══ Information supplied

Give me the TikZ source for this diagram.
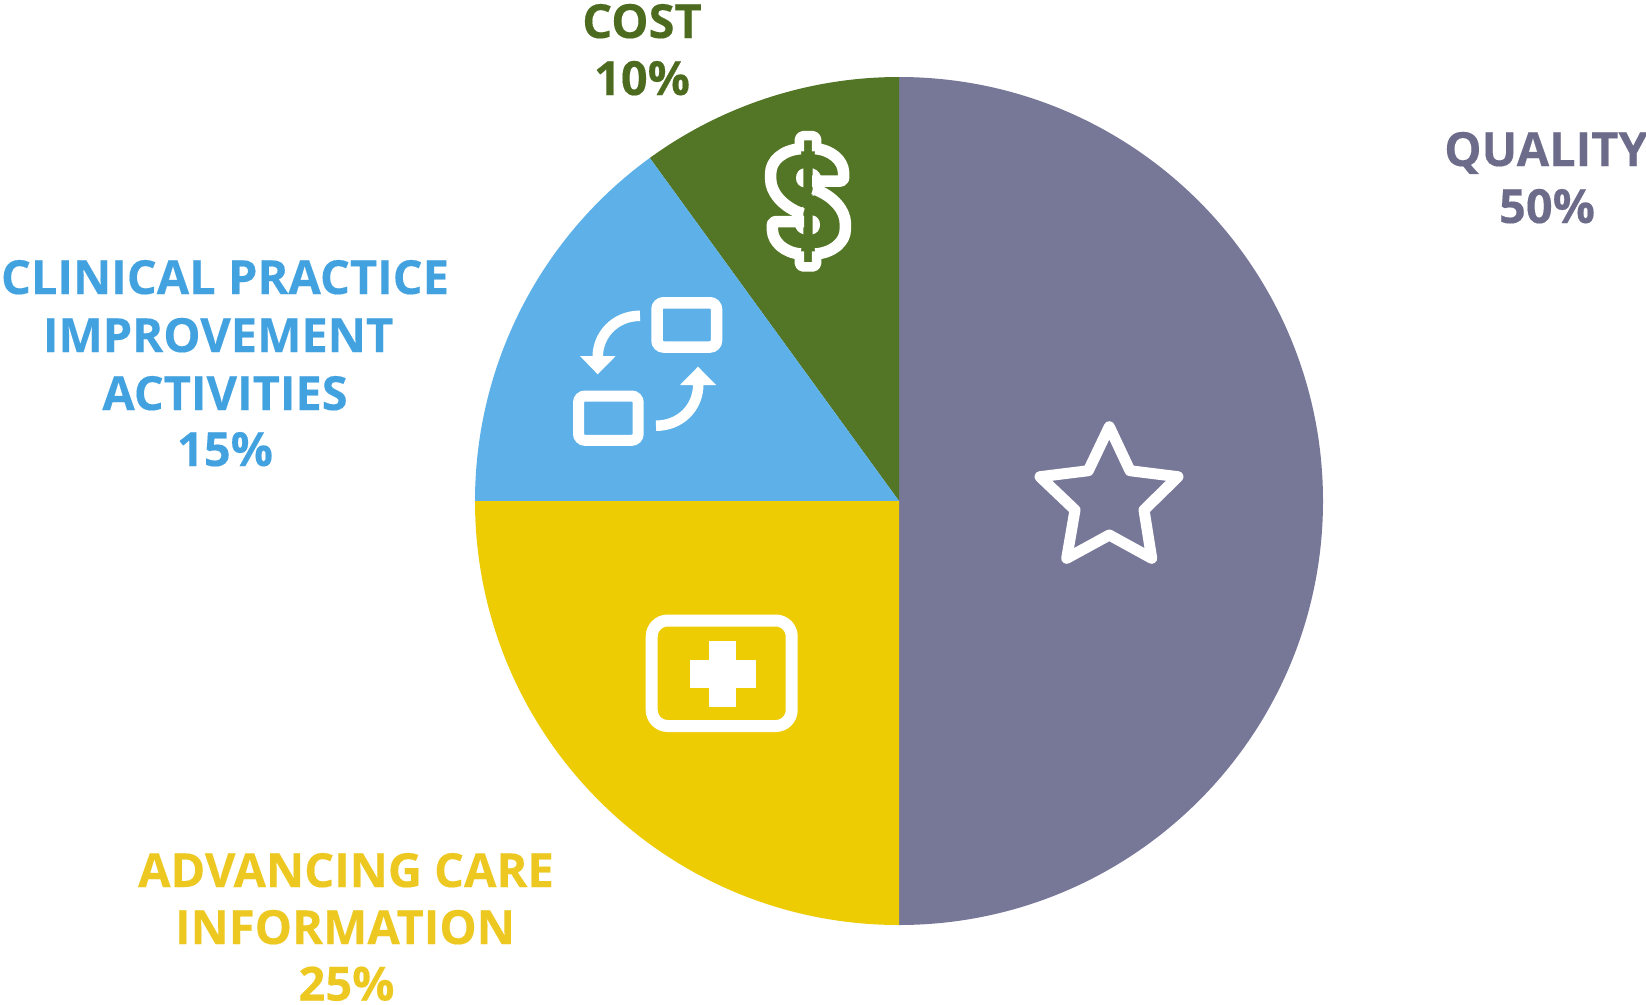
\documentclass[tikz,border=0pt]{standalone}
\usepackage{fontspec}
\setmainfont{Open Sans}[FakeStretch=1.0,BoldFeatures={FakeBold=0.3}]
\definecolor{cq}{HTML}{777798}
\definecolor{cc}{HTML}{527625}
\definecolor{cb}{HTML}{5DB1E8}
\definecolor{cy}{HTML}{EDCC04}
\definecolor{tq}{HTML}{6C6C8A}
\definecolor{tc}{HTML}{4C6B1F}
\definecolor{tb}{HTML}{42A1DF}
\definecolor{ty}{HTML}{ECC821}
\tikzset{
  lab/.style={anchor=base,inner sep=0pt,font=\fontsize{47}{58}\selectfont\bfseries},
  wline/.style={draw=white,line width=11.5pt,line join=round,rounded corners=3pt},
  wnub/.style={draw=white,line width=9.5pt,line join=round,rounded corners=4pt},
}
\newcommand{\dollarhalf}{%
  \draw[wnub] (26,-150) -- (26,-197) -- (-26,-197) -- (-26,-150);
  \draw[wline] (12,-61) -- (107,-61) -- (107,-79) .. controls (105,-122) and (71,-154) .. (22,-158);
  \draw[wline] (-22,-158) .. controls (-75,-154) and (-112,-122) .. (-112,-75)
    .. controls (-112,-30) and (-80,15) .. (-16,38);
  \fill[white] (-14,16) -- (-14,99) .. controls (-30,95) and (-40,80) .. (-42,64) -- (-42,30) -- cycle;
  \fill[white] (-14,-99) .. controls (-28,-96) and (-36,-85) .. (-36,-70) .. controls (-36,-56) and (-28,-45) .. (-14,-42) -- cycle;
}
\begin{document}
\begin{tikzpicture}[x=1pt,y=-1pt]
\useasboundingbox (0,0) rectangle (1646,1004);
% pie
\begin{scope}[shift={(899,501)},x=1pt,y=1pt]
  \fill[cq] (0,0) -- (0,424) arc[start angle=90,end angle=-90,radius=424] -- cycle;
  \fill[cc] (0,0) -- (0,424) arc[start angle=90,end angle=126,radius=424] -- cycle;
  \fill[cb] (0,0) -- (126:424) arc[start angle=126,end angle=180,radius=424] -- cycle;
  \fill[cy] (0,0) -- (-424,0) arc[start angle=180,end angle=270,radius=424] -- cycle;
\end{scope}
% star
\draw[white,line width=11pt,line join=round]
  (1109.3,426.7) -- (1130,470.7) -- (1178,476.7) -- (1144,510) -- (1151.7,558.3)
  -- (1109.3,535) -- (1066.7,558.3) -- (1075,510) -- (1040,476.7) -- (1088.3,470.7) -- cycle;
% medical
\draw[white,line width=12pt,rounded corners=16pt] (651.7,620.5) rectangle (791.7,726);
\fill[white] (709,641) rectangle (736.3,707);
\fill[white] (690,660.3) rectangle (755.7,688.3);
% process
\draw[white,line width=11.5pt,rounded corners=6.5pt] (657,302.8) rectangle (716.5,347);
\draw[white,line width=11pt,rounded corners=6.5pt] (578.5,396) rectangle (638.2,440.3);
\draw[white,line width=10.5pt] (640,315.8) .. controls (615,315.8) and (597.7,335) .. (597.7,357);
\fill[white] (580,356) -- (615.7,356) -- (597.7,374.3) -- cycle;
\draw[white,line width=10.5pt] (656,425.7) .. controls (680,425.7) and (698.3,408) .. (698.3,384);
\fill[white] (680,385) -- (716,385) -- (698,366.7) -- cycle;
% dollar
\begin{scope}[shift={(808,201.33)},x=0.3333pt,y=0.3333pt,yscale=-1]
  \dollarhalf
\end{scope}
\begin{scope}[shift={(808,201.33)},x=-0.3333pt,y=-0.3333pt,yscale=-1]
  \dollarhalf
\end{scope}
% labels
\node[lab,text=tc] (cost) at (642,38) {COST};
\node[lab,text=tc] (costp) at (642,95) {10\%};
\node[lab,text=tq] (quality) at (1546,166) {QUALITY};
\node[lab,text=tq] (qualityp) at (1547,223) {50\%};
\node[lab,text=tb] (clin) at (225,294) {CLINICAL PRACTICE};
\node[lab,text=tb] (impr) at (218,352) {IMPROVEMENT};
\node[lab,text=tb] (acti) at (225,410) {ACTIVITIES};
\node[lab,text=tb] (clinp) at (225,466) {15\%};
\node[lab,text=ty] (adv) at (346,887) {ADVANCING CARE};
\node[lab,text=ty] (info) at (345,944) {INFORMATION};
\node[lab,text=ty] (advp) at (346.5,1000.5) {25\%};
\end{tikzpicture}
\end{document}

════

Instruction – Transcribe all the lines above exactly, apart from the pictures.

Solution to this problem –
Give me the TikZ source for this diagram.
\documentclass[tikz,border=0pt]{standalone}
\usepackage{fontspec}
\setmainfont{Open Sans}[FakeStretch=1.0,BoldFeatures={FakeBold=0.3}]
\definecolor{cq}{HTML}{777798}
\definecolor{cc}{HTML}{527625}
\definecolor{cb}{HTML}{5DB1E8}
\definecolor{cy}{HTML}{EDCC04}
\definecolor{tq}{HTML}{6C6C8A}
\definecolor{tc}{HTML}{4C6B1F}
\definecolor{tb}{HTML}{42A1DF}
\definecolor{ty}{HTML}{ECC821}
\tikzset{
  lab/.style={anchor=base,inner sep=0pt,font=\fontsize{47}{58}\selectfont\bfseries},
  wline/.style={draw=white,line width=11.5pt,line join=round,rounded corners=3pt},
  wnub/.style={draw=white,line width=9.5pt,line join=round,rounded corners=4pt},
}
\newcommand{\dollarhalf}{%
  \draw[wnub] (26,-150) -- (26,-197) -- (-26,-197) -- (-26,-150);
  \draw[wline] (12,-61) -- (107,-61) -- (107,-79) .. controls (105,-122) and (71,-154) .. (22,-158);
  \draw[wline] (-22,-158) .. controls (-75,-154) and (-112,-122) .. (-112,-75)
    .. controls (-112,-30) and (-80,15) .. (-16,38);
  \fill[white] (-14,16) -- (-14,99) .. controls (-30,95) and (-40,80) .. (-42,64) -- (-42,30) -- cycle;
  \fill[white] (-14,-99) .. controls (-28,-96) and (-36,-85) .. (-36,-70) .. controls (-36,-56) and (-28,-45) .. (-14,-42) -- cycle;
}
\begin{document}
\begin{tikzpicture}[x=1pt,y=-1pt]
\useasboundingbox (0,0) rectangle (1646,1004);
% pie
\begin{scope}[shift={(899,501)},x=1pt,y=1pt]
  \fill[cq] (0,0) -- (0,424) arc[start angle=90,end angle=-90,radius=424] -- cycle;
  \fill[cc] (0,0) -- (0,424) arc[start angle=90,end angle=126,radius=424] -- cycle;
  \fill[cb] (0,0) -- (126:424) arc[start angle=126,end angle=180,radius=424] -- cycle;
  \fill[cy] (0,0) -- (-424,0) arc[start angle=180,end angle=270,radius=424] -- cycle;
\end{scope}
% star
\draw[white,line width=11pt,line join=round]
  (1109.3,426.7) -- (1130,470.7) -- (1178,476.7) -- (1144,510) -- (1151.7,558.3)
  -- (1109.3,535) -- (1066.7,558.3) -- (1075,510) -- (1040,476.7) -- (1088.3,470.7) -- cycle;
% medical
\draw[white,line width=12pt,rounded corners=16pt] (651.7,620.5) rectangle (791.7,726);
\fill[white] (709,641) rectangle (736.3,707);
\fill[white] (690,660.3) rectangle (755.7,688.3);
% process
\draw[white,line width=11.5pt,rounded corners=6.5pt] (657,302.8) rectangle (716.5,347);
\draw[white,line width=11pt,rounded corners=6.5pt] (578.5,396) rectangle (638.2,440.3);
\draw[white,line width=10.5pt] (640,315.8) .. controls (615,315.8) and (597.7,335) .. (597.7,357);
\fill[white] (580,356) -- (615.7,356) -- (597.7,374.3) -- cycle;
\draw[white,line width=10.5pt] (656,425.7) .. controls (680,425.7) and (698.3,408) .. (698.3,384);
\fill[white] (680,385) -- (716,385) -- (698,366.7) -- cycle;
% dollar
\begin{scope}[shift={(808,201.33)},x=0.3333pt,y=0.3333pt,yscale=-1]
  \dollarhalf
\end{scope}
\begin{scope}[shift={(808,201.33)},x=-0.3333pt,y=-0.3333pt,yscale=-1]
  \dollarhalf
\end{scope}
% labels
\node[lab,text=tc] (cost) at (642,38) {COST};
\node[lab,text=tc] (costp) at (642,95) {10\%};
\node[lab,text=tq] (quality) at (1546,166) {QUALITY};
\node[lab,text=tq] (qualityp) at (1547,223) {50\%};
\node[lab,text=tb] (clin) at (225,294) {CLINICAL PRACTICE};
\node[lab,text=tb] (impr) at (218,352) {IMPROVEMENT};
\node[lab,text=tb] (acti) at (225,410) {ACTIVITIES};
\node[lab,text=tb] (clinp) at (225,466) {15\%};
\node[lab,text=ty] (adv) at (346,887) {ADVANCING CARE};
\node[lab,text=ty] (info) at (345,944) {INFORMATION};
\node[lab,text=ty] (advp) at (346.5,1000.5) {25\%};
\end{tikzpicture}
\end{document}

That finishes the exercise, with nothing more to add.